Le note malinconiche di una canzone di Leonard Cohen ci presentano subito un Daniel Auteuil quasi irriconoscibile nella sua maschera di dolore. Lui è un perdente, tutto è andato male. Ha perso la sua famiglia in un terribile incidente ed è stato emarginato dai suoi stessi colleghi. Eppure, nonostante tutto, qualcosa resta vivo in lui, in un chiaroscuro malinconico continua a lottare contro le ingiustizie e si preoccupa di salvare il gatto di una delle ultime vittime. Intorno a lui, i suoi stessi colleghi sbirri non appaiono tanto migliori dei delinquenti che combattono.

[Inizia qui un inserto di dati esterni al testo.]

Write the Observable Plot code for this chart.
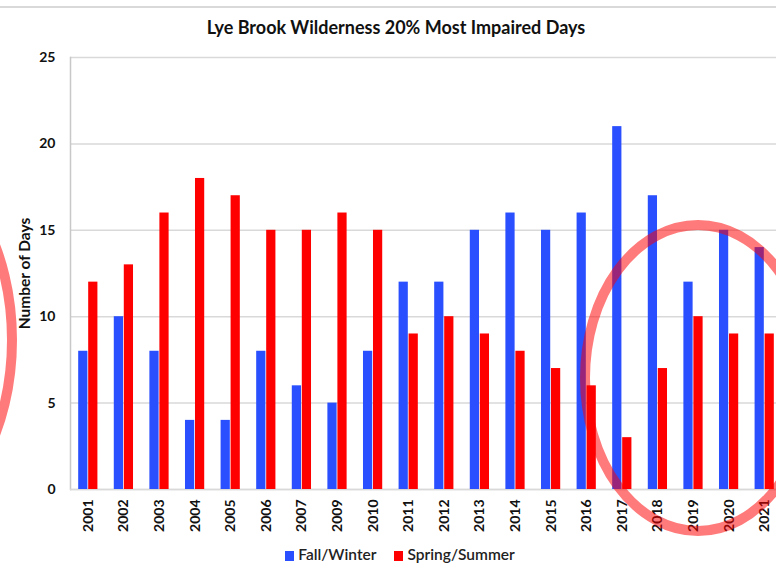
<!DOCTYPE html>
<html><head><meta charset="utf-8">
<script src="https://cdn.jsdelivr.net/npm/d3@7"></script>
<script src="https://cdn.jsdelivr.net/npm/@observablehq/plot@0.6"></script>
<style>
html,body{margin:0;padding:0;background:#fff;overflow:hidden;}
#wrap{position:relative;width:776px;height:576px;overflow:hidden;font-family:Lato,"Open Sans",sans-serif;}
#border{position:absolute;left:0;top:6px;width:776px;height:0;border-top:2px solid #d9d9d9;}
#title{position:absolute;left:0;width:792px;top:16px;text-align:center;font-weight:700;font-size:18px;color:#111;}
#chart{position:absolute;left:0;top:40px;width:800px;}
#chart svg{max-width:none !important;}
#legend{position:absolute;top:545px;left:0;width:800px;text-align:center;font-size:15.5px;font-weight:600;color:#222;}
#legend span.sw{display:inline-block;width:9px;height:10px;margin-right:4px;vertical-align:-1px;}
#legend span.item{margin:0 9px;}
#overlay{position:absolute;left:0;top:0;pointer-events:none;}
</style></head>
<body><div id="wrap">
<div id="border"></div>
<div id="title">Lye Brook Wilderness 20% Most Impaired Days</div>
<div id="chart"></div>
<div id="legend"></div>
</div>
<script>
const years = ["2001","2002","2003","2004","2005","2006","2007","2009","2010","2011","2012","2013","2014","2015","2016","2017","2018","2019","2020","2021"];
const fallWinter = [8,10,8,4,4,8,6,5,8,12,12,15,16,15,16,21,17,12,15,14];
const springSummer = [12,13,16,18,17,15,15,16,15,9,10,9,8,7,6,3,7,10,9,9];
const seriesNames = ["Fall/Winter","Spring/Summer"];
const seriesColors = ["#2a4fff","#ff0000"];
const yTicks = [0,5,10,15,20,25];

const fw = years.map((y,i)=>({year:y, value:fallWinter[i]}));
const ss = years.map((y,i)=>({year:y, value:springSummer[i]}));

const chart = Plot.plot({
  width: 790, height: 499,
  marginLeft: 70, marginRight: 8, marginTop: 17, marginBottom: 50,
  style: {fontFamily: "Lato, 'Open Sans', sans-serif", color: "#111", background: "transparent", maxWidth: "none"},
  x: {domain: years, paddingInner: 0.46, paddingOuter: 0.23, round: false, label: null},
  y: {domain: [0,25], label: null},
  marks: [
    Plot.gridY(yTicks, {stroke: "#d9d9d9", strokeOpacity: 1, strokeWidth: 1.5}),
    Plot.frame({anchor: "left", stroke: "#c8c8c8", strokeWidth: 1.5}),
    Plot.ruleY([0], {stroke: "#d9d9d9", strokeWidth: 1.5}),
    Plot.barY(fw, {x: "year", y: "value", fill: seriesColors[0], insetLeft: 0, insetRight: 10}),
    Plot.barY(ss, {x: "year", y: "value", fill: seriesColors[1], insetLeft: 10, insetRight: 0}),
    Plot.axisY(yTicks, {tickSize: 0, tickPadding: 15, fontSize: 14, fontWeight: "bold", label: null}),
    Plot.axisX({tickSize: 0, tickPadding: 10, tickRotate: -90, fontSize: 14, fontWeight: "bold", label: null}),
    Plot.text(["Number of Days"], {frameAnchor: "left", textAnchor: "middle", rotate: -90, dx: -45, fontSize: 15.5, fontWeight: "bold", fill: "#111"})
  ]
});
document.getElementById("chart").appendChild(chart);

document.getElementById("legend").innerHTML = seriesNames.map((n,i)=>
  `<span class="item"><span class="sw" style="background:${seriesColors[i]}"></span>${n}</span>`).join("");

// annotation circles (hand-drawn highlight in the reference)
const ns = "http://www.w3.org/2000/svg";
const ov = document.createElementNS(ns, "svg");
ov.setAttribute("id","overlay"); ov.setAttribute("width",776); ov.setAttribute("height",576);
[[-95,340,107,175],[698,378,113,153]].forEach(([cx,cy,rx,ry])=>{
  const e = document.createElementNS(ns,"ellipse");
  e.setAttribute("cx",cx);e.setAttribute("cy",cy);e.setAttribute("rx",rx);e.setAttribute("ry",ry);
  e.setAttribute("fill","none");e.setAttribute("stroke","rgba(255,0,0,0.52)");e.setAttribute("stroke-width",10);
  ov.appendChild(e);
});
document.getElementById("wrap").appendChild(ov);
</script>
</body></html>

Uno spiraglio d’umanità s’intravede solo nella collega che cerca di salvarlo nei limiti del possibile. Anche Justine, che non riesce a dimenticare quello che è successo, è ancora portatrice di valori e combatte per ristabilire la giustizia. Sarà lei, apparentemente fragile e indifesa ad aiutare il nostro eroe a chiudere il cerchio, quasi sorta di deus ex machina.

Il film si chiude con il rumore sordo di una MR 73 più conosciuta come Magnum e con il vagito di un bambino, come a significare la vita dopo la morte e la creazione dopo la distruzione. E sì perché in quest’affresco disperato, dove non c’è spazio per la speranza, solo le donne che creano la vita con la loro forza possono salvare il mondo. Sporco, duro, forte: così è “L’ultima missione”. D’altra parte, la storia raccontata è presa dalle cronache francesi di 15 anni fa e lo stesso Marchal, allora in divisa, ha vissuto questa terribile storia sulla sua pelle.

Sognava di cambiare il mondo a 22 anni e con quell’omicidio efferato ha scoperto come la vita può essere crudele. Anche lui dopo diverso tempo ha rincontrato la figlia delle vittime e questo film, come ha confessato dopo la proiezione, è stata l’occasione di liberarsi dei suoi fantasmi né più e né meno del personaggio interpretato da uno straordinario Daniel Auteuil. Affiancato dalle due protagonisti femminili, Catherine Marchal, sua moglie nella vita, e Olivia Bonamy/ Bustine, ha difeso il suo lungometraggio da tutti coloro che l’hanno accusato di essere troppo forte.

Pur sembrando a tratti quasi caricaturale e ed eccessivo, in realtà si racconta la realtà di un mondo dove si sopravvive solo grazie a compromessi e dove non c’è più posto per i perdenti che, nonostante tutto, conservano il loro fascino.